En plus, il me semble que la sexualité ne vaut que dans le cadre d’une relation. Je parle pas d’une relation qui mène au mariage hein, je ne suis pas contre un coup d’un soir, mais même dans ce cas pour moi c’est une relation, une attirance, une désir mutuel, un échange. Prendre du plaisir sans que l’autre ait la moindre envie d’en recevoir, ça me semble d’un chiaaaant…
Je me suis amusée à parler de ma dignité juste au dessus, parce que c’est un mot à la mode, brandi quand ça nous arrange, alors qu’il n’y a rien de plus mouvant et intime que cette histoire de dignité. Je comprends totalement que pour un autre, sa dignité passe par le droit de ressentir un orgasme, why not ? Ce paragraphe n’est donc pas à prendre comme un jugement, mais une situation unique. (comme chaque situation l’est)

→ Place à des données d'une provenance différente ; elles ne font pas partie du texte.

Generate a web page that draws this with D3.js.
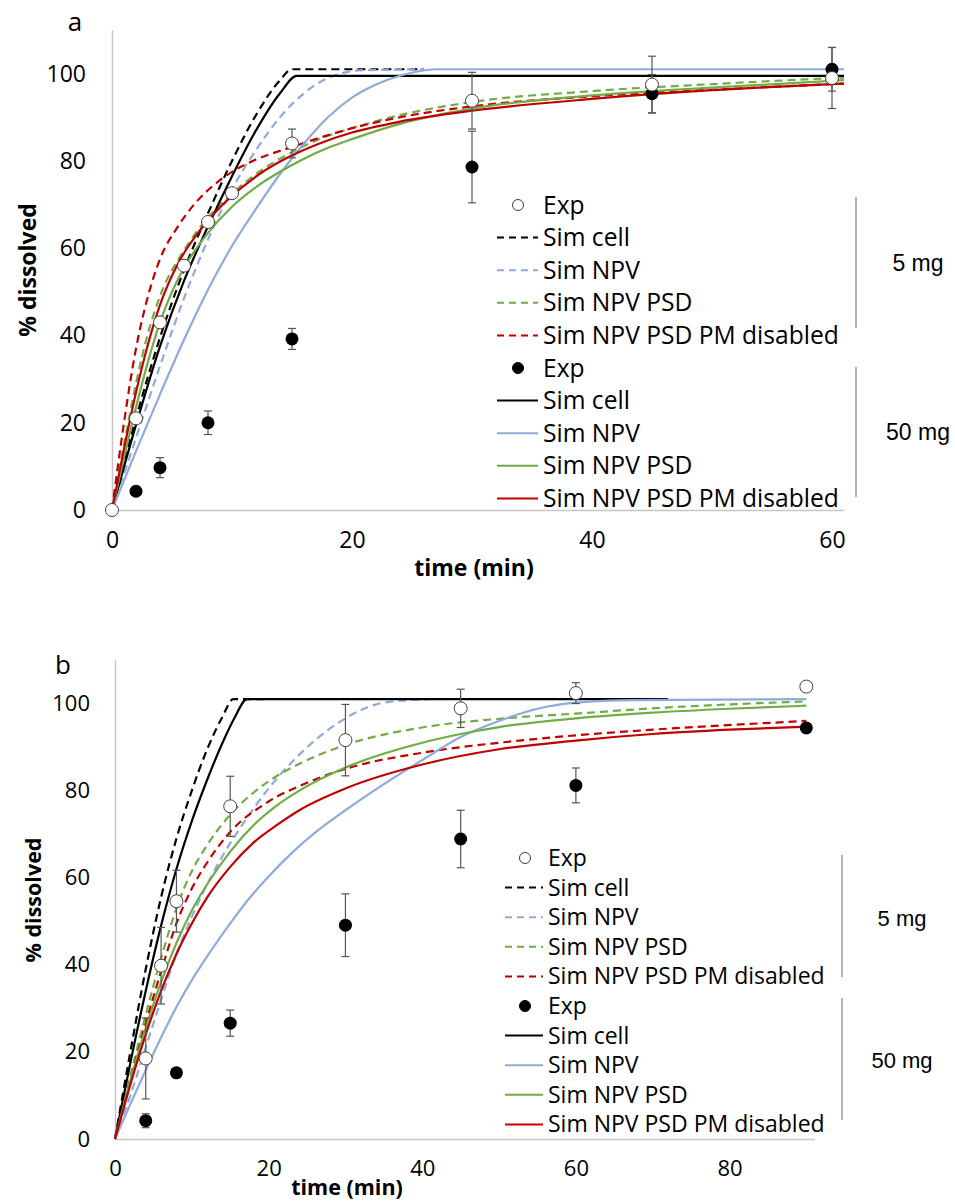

Bref, je regrette un peu que doc annonce le thème “sexe amour et handicap” et se concentre autant sur l’assistance sexuelle (ce sujet nécessite effectivement d’en parler longuement, mais autant l’annoncer direct). Comme si la privation de sexualité des handicapés était une base acquise, “normale”, personne ne pose la question du pourquoi. Ben je vous la pose : pourquoi ?

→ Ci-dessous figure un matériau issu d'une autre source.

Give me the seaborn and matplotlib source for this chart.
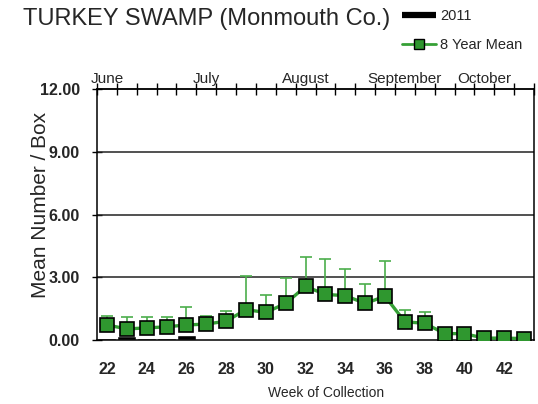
import numpy as np
import pandas as pd
import matplotlib
matplotlib.use("Agg")
import matplotlib.pyplot as plt
from matplotlib.lines import Line2D
import seaborn as sns

# Data
weeks = list(range(22, 44))
mean_8yr = [0.72, 0.53, 0.58, 0.63, 0.72, 0.76, 0.90, 1.45, 1.32, 1.75, 2.56,
            2.18, 2.12, 1.75, 2.09, 0.87, 0.80, 0.31, 0.30, 0.09, 0.09, 0.07]
err_upper = [1.16, 1.10, 1.10, 1.10, 1.59, 1.16, 1.40, 3.06, 2.14, 2.95, 3.95,
             3.89, 3.38, 2.66, 3.80, 1.42, 1.35, 0.31, 0.30, 0.09, 0.09, 0.07]
y2011 = [0.08, 0.2, 0.08, 0.08, 0.24, 0, 0, 0, 0, 0, 0,
         0, 0, 0, 0, 0, 0, 0, 0, 0, 0, 0]
month_names = ["June", "July", "August", "September", "October"]
month_pos = [22, 27, 32, 37, 41]

df = pd.DataFrame({"week": weeks, "mean": mean_8yr, "upper": err_upper, "y2011": y2011})

sns.set_style("white")
plt.rcParams["font.family"] = ["Liberation Sans", "DejaVu Sans"]

fig = plt.figure(figsize=(5.38, 4.04), dpi=100)
ax = fig.add_axes([0.1803, 0.1584, 0.8123, 0.6213])

green = "#35a035"
# 2011 bars
ax.bar(df["week"], df["y2011"], width=0.96, color="black", zorder=2)

# 8 year mean, upper error only
ax.errorbar(df["week"], df["mean"], yerr=[np.zeros(len(df)), df["upper"] - df["mean"]],
            fmt="none", ecolor="#4cae4c", elinewidth=1.2, capsize=4, capthick=1.2, zorder=3)
sns.lineplot(data=df, x="week", y="mean", color=green, lw=2.4, marker="s",
             markersize=9.5, markerfacecolor="#2f972f", markeredgecolor="black",
             markeredgewidth=1.2, ax=ax, zorder=4)

ax.set_xlim(21.5, 43.5)
ax.set_ylim(0, 12)
for g in [3, 6, 9]:
    ax.axhline(g, color="#222222", lw=1.1, zorder=1)

for s in ax.spines.values():
    s.set_color("black")
    s.set_linewidth(1.1)

bounds = np.arange(21.5, 44.0, 1.0)
ax.set_xticks(range(22, 43, 2))
ax.set_xticklabels([str(w) for w in range(22, 43, 2)], fontsize=11.5, fontweight="bold")
ax.set_xticks(bounds, minor=True)
ax.tick_params(axis="x", which="major", length=0, pad=16)
ax.tick_params(axis="x", which="minor", direction="out", length=4, width=1, color="black")

ax.set_yticks([0, 3, 6, 9, 12])
ax.set_yticklabels(["%.2f" % v for v in [0, 3, 6, 9, 12]], fontsize=11.5, fontweight="bold")
ax.tick_params(axis="y", which="major", direction="inout", length=7, width=1,
               color="black", left=True, pad=9)

ax.set_xlabel("Week of Collection", fontsize=10)
ax.xaxis.set_label_coords(0.525, -0.185)
ax.set_ylabel("Mean Number / Box", fontsize=15)
ax.yaxis.set_label_coords(-0.108, 0.54)

# month axis on top
top = ax.secondary_xaxis("top")
top.set_xticks(month_pos)
top.set_xticklabels(month_names, fontsize=11)
top.set_xticks(bounds, minor=True)
top.tick_params(axis="x", which="major", length=0, pad=2)
top.tick_params(axis="x", which="minor", direction="inout", length=8, width=1, color="black")
top.spines["top"].set_linewidth(1.1)

fig.text(0.043, 0.938, "TURKEY SWAMP (Monmouth Co.)", fontsize=17, va="baseline")

handles = [Line2D([], [], color="black", lw=4.5, solid_capstyle="butt"),
           Line2D([], [], color=green, lw=2, marker="s", markersize=7,
                  markerfacecolor="#2f972f", markeredgecolor="black")]
fig.legend(handles, ["2011", "8 Year Mean"], loc="upper left", bbox_to_anchor=(0.748, 0.978),
           frameon=False, fontsize=10.5, handlelength=2.3, handletextpad=0.3,
           labelspacing=1.05, borderpad=0, borderaxespad=0)

fig.savefig("out.png", dpi=100)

Vous pouvez sans doute y répondre mieux que moi à propos des peurs que le handicap suscite, de la peur de la différence, du formatage matraqué par la société. Je pourrais aussi parler des handis, formatés par tout ça, qui ne font pas non plus ce qu’il faut, qui n’ont pas appris.
Alors débattre sur l’assistance sexuelle pour pallier à certaines solitudes sexuelles, oui. Mais surtout, sortir les handis de leur cocon, arrêter de leur mitonner des places spéciales, des écoles spéciales, des transports spéciaux, des hébergements spéciaux, des services spéciaux, qui ne font que les contraindre en marge du gros bouillon de la vie. Alors on aura peut-être moins de solitudes sexuelles à gérer.
J’aurais voulu vous montrer une vidéo de Lucie Carrasco, styliste et atteinte d’Amyotrophie spinale comme moi, invitée chez Ardisson en janvier (mais elle n’est plus dispo). Elle y racontait (entre autres) sa vie sexuelle espiègle, et quand elle a avoué ne pas avoir toujours été fidèle (elle si peu “normale” elle se paye le luxe de l’infidélité ?!), oh leurs têtes, vous auriez vu leurs têtes, c’était délicieux. Et ce genre de moments fait joliment avancer le schmilblik.